--- START Records ---

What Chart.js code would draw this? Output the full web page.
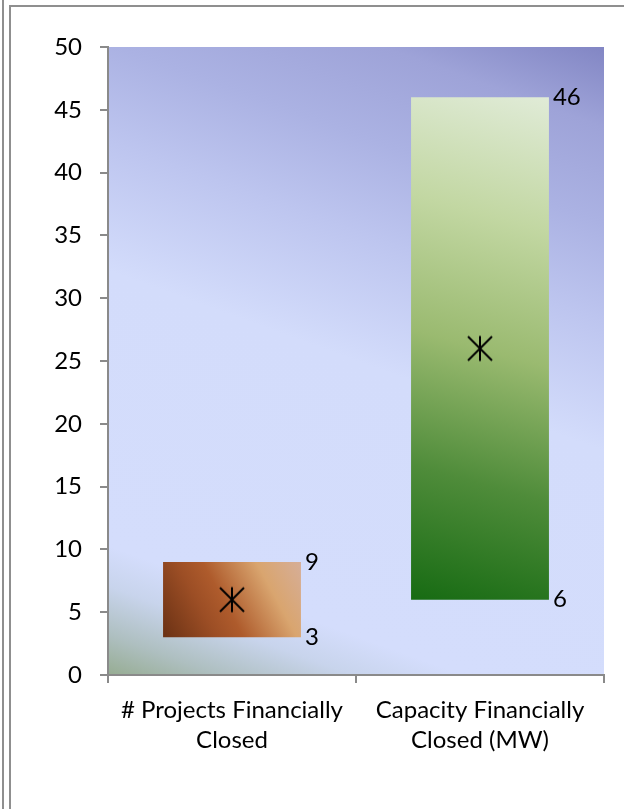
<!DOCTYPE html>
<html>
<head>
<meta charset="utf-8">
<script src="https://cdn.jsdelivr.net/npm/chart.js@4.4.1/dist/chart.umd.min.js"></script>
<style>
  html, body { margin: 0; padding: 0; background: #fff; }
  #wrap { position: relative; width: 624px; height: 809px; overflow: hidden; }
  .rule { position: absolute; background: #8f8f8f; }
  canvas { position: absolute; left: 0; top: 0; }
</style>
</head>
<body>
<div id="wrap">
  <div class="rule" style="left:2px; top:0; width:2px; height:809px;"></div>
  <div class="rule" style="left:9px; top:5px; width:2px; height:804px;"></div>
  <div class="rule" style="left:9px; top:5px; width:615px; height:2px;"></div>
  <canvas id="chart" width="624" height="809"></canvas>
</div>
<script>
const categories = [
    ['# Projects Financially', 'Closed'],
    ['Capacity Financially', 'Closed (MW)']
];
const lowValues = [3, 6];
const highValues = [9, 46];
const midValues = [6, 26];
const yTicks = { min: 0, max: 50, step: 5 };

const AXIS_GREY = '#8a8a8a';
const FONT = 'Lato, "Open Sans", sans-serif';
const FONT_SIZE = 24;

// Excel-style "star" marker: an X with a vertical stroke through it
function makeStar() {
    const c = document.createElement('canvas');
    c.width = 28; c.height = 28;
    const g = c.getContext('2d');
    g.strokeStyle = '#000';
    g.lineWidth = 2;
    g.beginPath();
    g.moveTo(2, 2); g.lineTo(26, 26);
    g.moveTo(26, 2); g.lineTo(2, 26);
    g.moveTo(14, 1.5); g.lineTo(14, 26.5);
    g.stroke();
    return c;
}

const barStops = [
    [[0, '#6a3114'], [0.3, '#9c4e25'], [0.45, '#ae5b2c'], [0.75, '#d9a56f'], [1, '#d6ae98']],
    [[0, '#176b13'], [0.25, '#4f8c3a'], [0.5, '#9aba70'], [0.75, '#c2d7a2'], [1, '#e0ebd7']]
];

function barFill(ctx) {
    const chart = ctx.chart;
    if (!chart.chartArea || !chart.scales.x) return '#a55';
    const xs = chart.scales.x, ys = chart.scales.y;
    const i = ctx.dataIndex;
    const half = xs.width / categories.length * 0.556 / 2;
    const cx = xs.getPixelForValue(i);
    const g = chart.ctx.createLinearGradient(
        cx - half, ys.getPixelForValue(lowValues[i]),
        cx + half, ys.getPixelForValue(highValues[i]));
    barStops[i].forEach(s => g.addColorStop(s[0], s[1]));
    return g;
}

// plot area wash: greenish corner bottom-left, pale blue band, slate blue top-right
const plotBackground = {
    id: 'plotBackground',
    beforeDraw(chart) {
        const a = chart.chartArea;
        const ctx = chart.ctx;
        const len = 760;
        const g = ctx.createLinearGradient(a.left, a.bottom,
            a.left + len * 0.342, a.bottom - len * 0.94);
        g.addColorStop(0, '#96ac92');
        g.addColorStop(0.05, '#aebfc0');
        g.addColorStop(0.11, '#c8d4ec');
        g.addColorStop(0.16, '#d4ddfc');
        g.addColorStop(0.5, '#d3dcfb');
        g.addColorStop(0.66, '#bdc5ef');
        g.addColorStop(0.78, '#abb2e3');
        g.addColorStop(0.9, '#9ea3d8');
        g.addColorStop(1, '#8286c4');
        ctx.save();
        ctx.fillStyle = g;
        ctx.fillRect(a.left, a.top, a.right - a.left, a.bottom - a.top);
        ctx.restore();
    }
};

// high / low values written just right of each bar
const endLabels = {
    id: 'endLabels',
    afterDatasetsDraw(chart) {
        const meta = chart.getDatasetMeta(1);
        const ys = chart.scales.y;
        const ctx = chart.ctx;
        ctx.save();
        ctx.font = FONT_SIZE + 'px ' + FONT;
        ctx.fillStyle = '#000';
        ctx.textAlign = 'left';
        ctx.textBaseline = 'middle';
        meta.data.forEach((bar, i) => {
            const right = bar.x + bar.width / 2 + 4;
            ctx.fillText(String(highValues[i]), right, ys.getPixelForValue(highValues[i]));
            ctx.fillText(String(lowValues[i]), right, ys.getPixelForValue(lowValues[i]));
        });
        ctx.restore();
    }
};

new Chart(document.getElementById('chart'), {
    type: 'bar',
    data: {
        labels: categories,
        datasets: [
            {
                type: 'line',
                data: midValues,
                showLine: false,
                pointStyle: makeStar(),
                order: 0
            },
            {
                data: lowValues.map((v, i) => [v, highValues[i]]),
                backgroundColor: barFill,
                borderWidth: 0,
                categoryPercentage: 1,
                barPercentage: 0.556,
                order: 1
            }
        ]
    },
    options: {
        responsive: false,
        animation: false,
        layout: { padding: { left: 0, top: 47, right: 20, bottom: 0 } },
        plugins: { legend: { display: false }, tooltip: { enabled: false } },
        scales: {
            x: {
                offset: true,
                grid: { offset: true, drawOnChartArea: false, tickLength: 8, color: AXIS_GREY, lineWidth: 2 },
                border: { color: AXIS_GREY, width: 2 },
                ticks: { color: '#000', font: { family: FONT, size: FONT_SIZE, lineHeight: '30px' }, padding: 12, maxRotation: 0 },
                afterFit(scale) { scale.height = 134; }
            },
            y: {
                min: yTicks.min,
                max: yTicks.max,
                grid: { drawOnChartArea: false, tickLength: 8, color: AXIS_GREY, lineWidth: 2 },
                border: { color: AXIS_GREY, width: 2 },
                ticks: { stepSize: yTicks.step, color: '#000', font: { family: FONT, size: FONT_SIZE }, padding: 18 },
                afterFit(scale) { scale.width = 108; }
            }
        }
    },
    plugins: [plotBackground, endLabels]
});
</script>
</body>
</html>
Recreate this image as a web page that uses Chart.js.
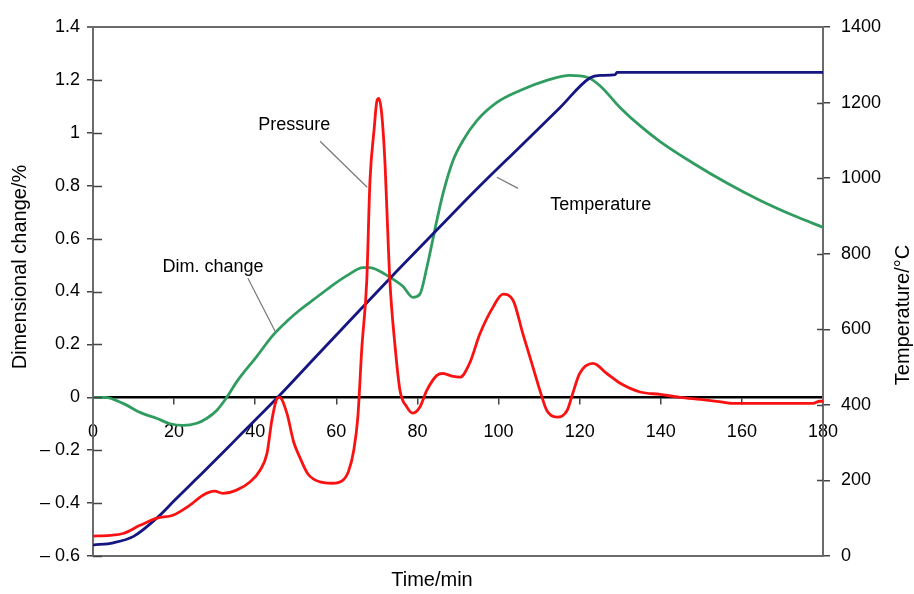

--- END Records ---

▶ **Your objective**
Repeat the listing in full and exactly. Leave any pictures out.

▶ **Final result**
What Chart.js code would draw this? Output the full web page.
<!DOCTYPE html>
<html>
<head>
<meta charset="utf-8">
<script src="https://cdn.jsdelivr.net/npm/chart.js@4.4.1/dist/chart.umd.min.js"></script>
<style>
  html, body { margin: 0; padding: 0; background: #fff; }
  #wrap { position: relative; width: 624px; height: 809px; overflow: hidden; }
  .rule { position: absolute; background: #8f8f8f; }
  canvas { position: absolute; left: 0; top: 0; }
</style>
</head>
<body>
<div id="wrap">
  <div class="rule" style="left:2px; top:0; width:2px; height:809px;"></div>
  <div class="rule" style="left:9px; top:5px; width:2px; height:804px;"></div>
  <div class="rule" style="left:9px; top:5px; width:615px; height:2px;"></div>
  <canvas id="chart" width="624" height="809"></canvas>
</div>
<script>
const categories = [
    ['# Projects Financially', 'Closed'],
    ['Capacity Financially', 'Closed (MW)']
];
const lowValues = [3, 6];
const highValues = [9, 46];
const midValues = [6, 26];
const yTicks = { min: 0, max: 50, step: 5 };

const AXIS_GREY = '#8a8a8a';
const FONT = 'Lato, "Open Sans", sans-serif';
const FONT_SIZE = 24;

// Excel-style "star" marker: an X with a vertical stroke through it
function makeStar() {
    const c = document.createElement('canvas');
    c.width = 28; c.height = 28;
    const g = c.getContext('2d');
    g.strokeStyle = '#000';
    g.lineWidth = 2;
    g.beginPath();
    g.moveTo(2, 2); g.lineTo(26, 26);
    g.moveTo(26, 2); g.lineTo(2, 26);
    g.moveTo(14, 1.5); g.lineTo(14, 26.5);
    g.stroke();
    return c;
}

const barStops = [
    [[0, '#6a3114'], [0.3, '#9c4e25'], [0.45, '#ae5b2c'], [0.75, '#d9a56f'], [1, '#d6ae98']],
    [[0, '#176b13'], [0.25, '#4f8c3a'], [0.5, '#9aba70'], [0.75, '#c2d7a2'], [1, '#e0ebd7']]
];

function barFill(ctx) {
    const chart = ctx.chart;
    if (!chart.chartArea || !chart.scales.x) return '#a55';
    const xs = chart.scales.x, ys = chart.scales.y;
    const i = ctx.dataIndex;
    const half = xs.width / categories.length * 0.556 / 2;
    const cx = xs.getPixelForValue(i);
    const g = chart.ctx.createLinearGradient(
        cx - half, ys.getPixelForValue(lowValues[i]),
        cx + half, ys.getPixelForValue(highValues[i]));
    barStops[i].forEach(s => g.addColorStop(s[0], s[1]));
    return g;
}

// plot area wash: greenish corner bottom-left, pale blue band, slate blue top-right
const plotBackground = {
    id: 'plotBackground',
    beforeDraw(chart) {
        const a = chart.chartArea;
        const ctx = chart.ctx;
        const len = 760;
        const g = ctx.createLinearGradient(a.left, a.bottom,
            a.left + len * 0.342, a.bottom - len * 0.94);
        g.addColorStop(0, '#96ac92');
        g.addColorStop(0.05, '#aebfc0');
        g.addColorStop(0.11, '#c8d4ec');
        g.addColorStop(0.16, '#d4ddfc');
        g.addColorStop(0.5, '#d3dcfb');
        g.addColorStop(0.66, '#bdc5ef');
        g.addColorStop(0.78, '#abb2e3');
        g.addColorStop(0.9, '#9ea3d8');
        g.addColorStop(1, '#8286c4');
        ctx.save();
        ctx.fillStyle = g;
        ctx.fillRect(a.left, a.top, a.right - a.left, a.bottom - a.top);
        ctx.restore();
    }
};

// high / low values written just right of each bar
const endLabels = {
    id: 'endLabels',
    afterDatasetsDraw(chart) {
        const meta = chart.getDatasetMeta(1);
        const ys = chart.scales.y;
        const ctx = chart.ctx;
        ctx.save();
        ctx.font = FONT_SIZE + 'px ' + FONT;
        ctx.fillStyle = '#000';
        ctx.textAlign = 'left';
        ctx.textBaseline = 'middle';
        meta.data.forEach((bar, i) => {
            const right = bar.x + bar.width / 2 + 4;
            ctx.fillText(String(highValues[i]), right, ys.getPixelForValue(highValues[i]));
            ctx.fillText(String(lowValues[i]), right, ys.getPixelForValue(lowValues[i]));
        });
        ctx.restore();
    }
};

new Chart(document.getElementById('chart'), {
    type: 'bar',
    data: {
        labels: categories,
        datasets: [
            {
                type: 'line',
                data: midValues,
                showLine: false,
                pointStyle: makeStar(),
                order: 0
            },
            {
                data: lowValues.map((v, i) => [v, highValues[i]]),
                backgroundColor: barFill,
                borderWidth: 0,
                categoryPercentage: 1,
                barPercentage: 0.556,
                order: 1
            }
        ]
    },
    options: {
        responsive: false,
        animation: false,
        layout: { padding: { left: 0, top: 47, right: 20, bottom: 0 } },
        plugins: { legend: { display: false }, tooltip: { enabled: false } },
        scales: {
            x: {
                offset: true,
                grid: { offset: true, drawOnChartArea: false, tickLength: 8, color: AXIS_GREY, lineWidth: 2 },
                border: { color: AXIS_GREY, width: 2 },
                ticks: { color: '#000', font: { family: FONT, size: FONT_SIZE, lineHeight: '30px' }, padding: 12, maxRotation: 0 },
                afterFit(scale) { scale.height = 134; }
            },
            y: {
                min: yTicks.min,
                max: yTicks.max,
                grid: { drawOnChartArea: false, tickLength: 8, color: AXIS_GREY, lineWidth: 2 },
                border: { color: AXIS_GREY, width: 2 },
                ticks: { stepSize: yTicks.step, color: '#000', font: { family: FONT, size: FONT_SIZE }, padding: 18 },
                afterFit(scale) { scale.width = 108; }
            }
        }
    },
    plugins: [plotBackground, endLabels]
});
</script>
</body>
</html>
Recreate this image as a web page that uses Chart.js.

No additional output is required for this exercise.